Information supplied
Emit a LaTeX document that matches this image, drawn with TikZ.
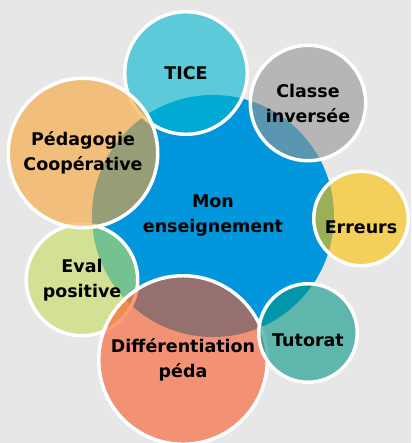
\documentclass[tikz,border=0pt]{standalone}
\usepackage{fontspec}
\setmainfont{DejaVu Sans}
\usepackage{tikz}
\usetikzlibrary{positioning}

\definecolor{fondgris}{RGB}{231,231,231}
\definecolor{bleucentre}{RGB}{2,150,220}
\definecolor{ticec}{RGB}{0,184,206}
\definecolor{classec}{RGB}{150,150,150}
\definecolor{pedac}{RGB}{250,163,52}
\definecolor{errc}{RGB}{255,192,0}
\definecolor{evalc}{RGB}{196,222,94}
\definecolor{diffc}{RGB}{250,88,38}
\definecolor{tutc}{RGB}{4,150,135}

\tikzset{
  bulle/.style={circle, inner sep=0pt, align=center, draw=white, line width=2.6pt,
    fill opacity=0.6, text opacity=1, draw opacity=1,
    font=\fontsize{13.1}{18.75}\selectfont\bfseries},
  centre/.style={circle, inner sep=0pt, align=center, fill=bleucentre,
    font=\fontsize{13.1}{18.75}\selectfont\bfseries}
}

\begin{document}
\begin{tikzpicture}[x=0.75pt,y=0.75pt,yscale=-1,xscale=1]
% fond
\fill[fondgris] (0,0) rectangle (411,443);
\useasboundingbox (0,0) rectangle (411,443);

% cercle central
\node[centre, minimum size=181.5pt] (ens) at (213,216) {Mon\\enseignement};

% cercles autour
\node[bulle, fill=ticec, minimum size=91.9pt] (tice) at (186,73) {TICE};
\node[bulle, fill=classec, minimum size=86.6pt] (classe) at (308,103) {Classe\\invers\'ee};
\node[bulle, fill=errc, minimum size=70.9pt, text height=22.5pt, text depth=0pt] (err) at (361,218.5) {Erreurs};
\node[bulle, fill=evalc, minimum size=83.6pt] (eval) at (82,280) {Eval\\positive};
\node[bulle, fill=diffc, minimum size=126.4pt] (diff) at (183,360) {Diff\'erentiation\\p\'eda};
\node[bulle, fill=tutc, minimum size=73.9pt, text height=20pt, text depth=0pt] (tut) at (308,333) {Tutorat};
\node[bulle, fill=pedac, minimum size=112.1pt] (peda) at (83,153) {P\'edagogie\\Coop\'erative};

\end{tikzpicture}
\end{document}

What you need to do
Output the material word for word, omitting its pictures.

Output of the exercise
Emit a LaTeX document that matches this image, drawn with TikZ.
\documentclass[tikz,border=0pt]{standalone}
\usepackage{fontspec}
\setmainfont{DejaVu Sans}
\usepackage{tikz}
\usetikzlibrary{positioning}

\definecolor{fondgris}{RGB}{231,231,231}
\definecolor{bleucentre}{RGB}{2,150,220}
\definecolor{ticec}{RGB}{0,184,206}
\definecolor{classec}{RGB}{150,150,150}
\definecolor{pedac}{RGB}{250,163,52}
\definecolor{errc}{RGB}{255,192,0}
\definecolor{evalc}{RGB}{196,222,94}
\definecolor{diffc}{RGB}{250,88,38}
\definecolor{tutc}{RGB}{4,150,135}

\tikzset{
  bulle/.style={circle, inner sep=0pt, align=center, draw=white, line width=2.6pt,
    fill opacity=0.6, text opacity=1, draw opacity=1,
    font=\fontsize{13.1}{18.75}\selectfont\bfseries},
  centre/.style={circle, inner sep=0pt, align=center, fill=bleucentre,
    font=\fontsize{13.1}{18.75}\selectfont\bfseries}
}

\begin{document}
\begin{tikzpicture}[x=0.75pt,y=0.75pt,yscale=-1,xscale=1]
% fond
\fill[fondgris] (0,0) rectangle (411,443);
\useasboundingbox (0,0) rectangle (411,443);

% cercle central
\node[centre, minimum size=181.5pt] (ens) at (213,216) {Mon\\enseignement};

% cercles autour
\node[bulle, fill=ticec, minimum size=91.9pt] (tice) at (186,73) {TICE};
\node[bulle, fill=classec, minimum size=86.6pt] (classe) at (308,103) {Classe\\invers\'ee};
\node[bulle, fill=errc, minimum size=70.9pt, text height=22.5pt, text depth=0pt] (err) at (361,218.5) {Erreurs};
\node[bulle, fill=evalc, minimum size=83.6pt] (eval) at (82,280) {Eval\\positive};
\node[bulle, fill=diffc, minimum size=126.4pt] (diff) at (183,360) {Diff\'erentiation\\p\'eda};
\node[bulle, fill=tutc, minimum size=73.9pt, text height=20pt, text depth=0pt] (tut) at (308,333) {Tutorat};
\node[bulle, fill=pedac, minimum size=112.1pt] (peda) at (83,153) {P\'edagogie\\Coop\'erative};

\end{tikzpicture}
\end{document}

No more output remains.